The Paris Wife

by Charlotte Reads Classics

The Paris Wife, Paula McLain

Yesterday I got tangled up with the Hemingways. Their years spent in the 1920s literary scene in Paris and their beautiful and awful marriage. By the end of the book I was feeling pretty glad that somebody was giving Hadley Richardson (Ernest Hemingway’s first wife) a voice that deserved to be listened to. Because, oh, she had a hard time! The novel covers a little of Hemingway’s personality and life in the years leading up to the establishment of his literary career with The Sun Also Rises. There is a sense that the demise of this first marriage opened (eventually) a floodgate that lead to a kind of unsettled melancholy that plagued Hemingway for the rest of his life.

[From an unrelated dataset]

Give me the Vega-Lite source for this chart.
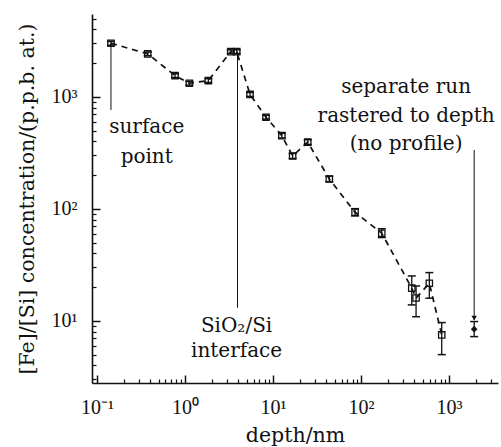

For a novel that is marketed (here in the UK) as looking a bit chick lit, there is a fair bit about the literary scene in Paris to counteract the fluff. Special reverance is given to the craft of writing and its approach by different authors. F. Scott Fitzgerald and Zelda, Ford Madox Ford, Ezra Pound, James Joyce – at times this book is a whos who guide to american writers of the 1920s.

I did really believe in Hadley’s character. Most of the time I thought her unwaivering devotion was an excuse to not attempt to achieve anything on her own terms. However, the demise of their marriage – whilst I always knew that is how the book would end – made me so surprisingly angry on her behalf.

I’m definitely going to read A Moveable Feast, Ernest’s account of their life together in Paris, but this book will stay very vividly in my head for a little while.